** Start of DATA SHOWN **
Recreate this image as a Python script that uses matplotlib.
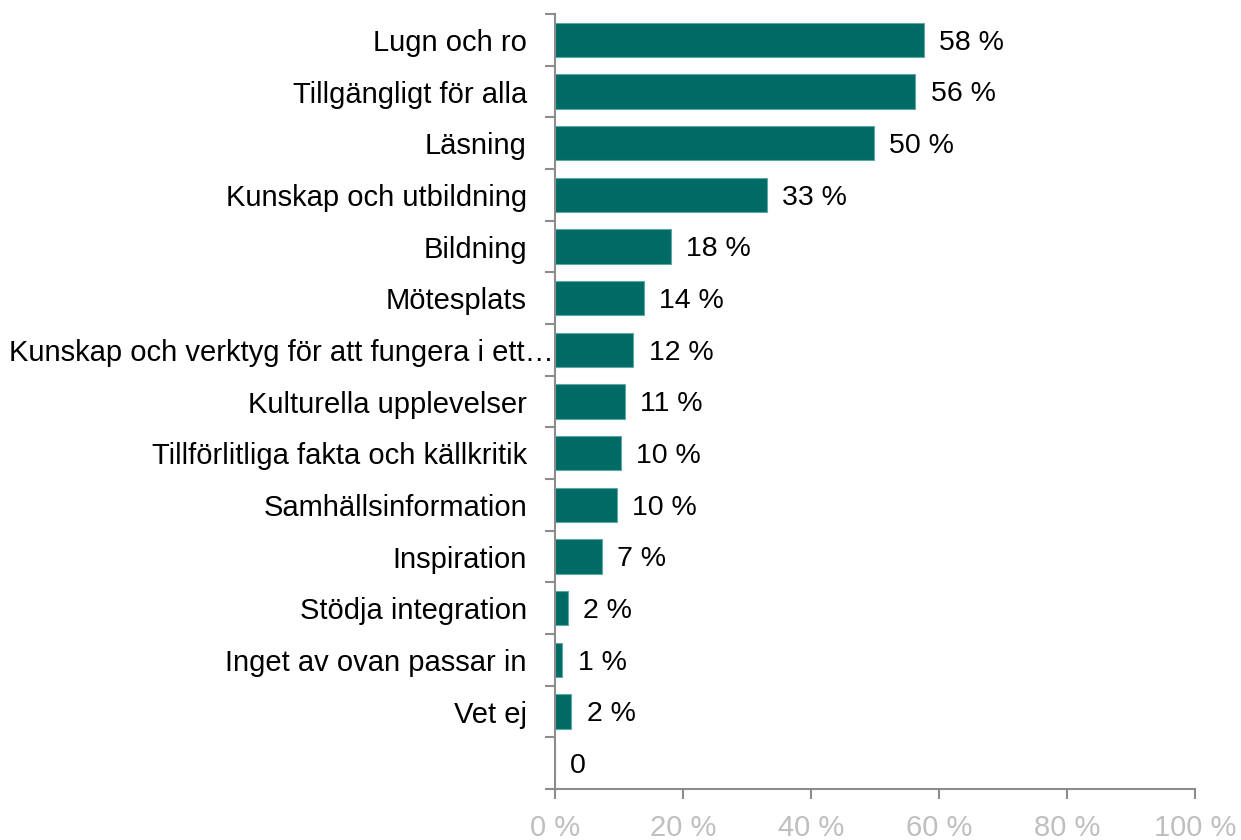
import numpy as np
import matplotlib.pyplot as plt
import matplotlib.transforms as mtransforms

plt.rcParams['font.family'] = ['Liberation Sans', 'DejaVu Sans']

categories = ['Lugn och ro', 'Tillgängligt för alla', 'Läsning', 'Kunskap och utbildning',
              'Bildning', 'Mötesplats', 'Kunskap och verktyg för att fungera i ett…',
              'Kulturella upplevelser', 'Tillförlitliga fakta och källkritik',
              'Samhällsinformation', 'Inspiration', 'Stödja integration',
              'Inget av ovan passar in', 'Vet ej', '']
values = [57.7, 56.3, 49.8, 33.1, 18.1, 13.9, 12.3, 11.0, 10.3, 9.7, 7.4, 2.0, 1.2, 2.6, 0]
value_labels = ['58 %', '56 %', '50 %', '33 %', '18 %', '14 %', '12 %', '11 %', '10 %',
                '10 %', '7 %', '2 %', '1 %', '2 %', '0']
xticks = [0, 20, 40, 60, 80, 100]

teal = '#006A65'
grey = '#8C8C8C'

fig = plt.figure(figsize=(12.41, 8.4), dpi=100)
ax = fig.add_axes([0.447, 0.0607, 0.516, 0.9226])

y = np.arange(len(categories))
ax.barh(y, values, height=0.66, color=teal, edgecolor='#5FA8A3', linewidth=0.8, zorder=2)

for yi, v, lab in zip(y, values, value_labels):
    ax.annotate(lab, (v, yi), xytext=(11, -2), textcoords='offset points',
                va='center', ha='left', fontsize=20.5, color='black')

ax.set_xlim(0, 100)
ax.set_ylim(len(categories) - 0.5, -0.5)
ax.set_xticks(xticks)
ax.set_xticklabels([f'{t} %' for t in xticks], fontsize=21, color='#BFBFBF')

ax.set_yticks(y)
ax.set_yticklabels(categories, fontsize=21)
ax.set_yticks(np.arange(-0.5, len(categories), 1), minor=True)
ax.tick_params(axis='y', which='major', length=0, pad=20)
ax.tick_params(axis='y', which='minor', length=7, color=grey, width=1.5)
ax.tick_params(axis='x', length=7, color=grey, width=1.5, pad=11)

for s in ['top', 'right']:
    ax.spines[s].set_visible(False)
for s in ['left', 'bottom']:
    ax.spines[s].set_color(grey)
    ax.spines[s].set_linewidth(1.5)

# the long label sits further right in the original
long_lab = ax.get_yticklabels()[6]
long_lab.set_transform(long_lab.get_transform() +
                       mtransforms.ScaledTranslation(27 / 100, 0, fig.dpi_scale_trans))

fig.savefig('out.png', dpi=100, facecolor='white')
** End of DATA SHOWN **
WHAT IS BEING ASKED. Using the data above, print every line exactly, omitting pictures.

FINISHED ANSWER.
Recreate this image as a Python script that uses matplotlib.
import numpy as np
import matplotlib.pyplot as plt
import matplotlib.transforms as mtransforms

plt.rcParams['font.family'] = ['Liberation Sans', 'DejaVu Sans']

categories = ['Lugn och ro', 'Tillgängligt för alla', 'Läsning', 'Kunskap och utbildning',
              'Bildning', 'Mötesplats', 'Kunskap och verktyg för att fungera i ett…',
              'Kulturella upplevelser', 'Tillförlitliga fakta och källkritik',
              'Samhällsinformation', 'Inspiration', 'Stödja integration',
              'Inget av ovan passar in', 'Vet ej', '']
values = [57.7, 56.3, 49.8, 33.1, 18.1, 13.9, 12.3, 11.0, 10.3, 9.7, 7.4, 2.0, 1.2, 2.6, 0]
value_labels = ['58 %', '56 %', '50 %', '33 %', '18 %', '14 %', '12 %', '11 %', '10 %',
                '10 %', '7 %', '2 %', '1 %', '2 %', '0']
xticks = [0, 20, 40, 60, 80, 100]

teal = '#006A65'
grey = '#8C8C8C'

fig = plt.figure(figsize=(12.41, 8.4), dpi=100)
ax = fig.add_axes([0.447, 0.0607, 0.516, 0.9226])

y = np.arange(len(categories))
ax.barh(y, values, height=0.66, color=teal, edgecolor='#5FA8A3', linewidth=0.8, zorder=2)

for yi, v, lab in zip(y, values, value_labels):
    ax.annotate(lab, (v, yi), xytext=(11, -2), textcoords='offset points',
                va='center', ha='left', fontsize=20.5, color='black')

ax.set_xlim(0, 100)
ax.set_ylim(len(categories) - 0.5, -0.5)
ax.set_xticks(xticks)
ax.set_xticklabels([f'{t} %' for t in xticks], fontsize=21, color='#BFBFBF')

ax.set_yticks(y)
ax.set_yticklabels(categories, fontsize=21)
ax.set_yticks(np.arange(-0.5, len(categories), 1), minor=True)
ax.tick_params(axis='y', which='major', length=0, pad=20)
ax.tick_params(axis='y', which='minor', length=7, color=grey, width=1.5)
ax.tick_params(axis='x', length=7, color=grey, width=1.5, pad=11)

for s in ['top', 'right']:
    ax.spines[s].set_visible(False)
for s in ['left', 'bottom']:
    ax.spines[s].set_color(grey)
    ax.spines[s].set_linewidth(1.5)

# the long label sits further right in the original
long_lab = ax.get_yticklabels()[6]
long_lab.set_transform(long_lab.get_transform() +
                       mtransforms.ScaledTranslation(27 / 100, 0, fig.dpi_scale_trans))

fig.savefig('out.png', dpi=100, facecolor='white')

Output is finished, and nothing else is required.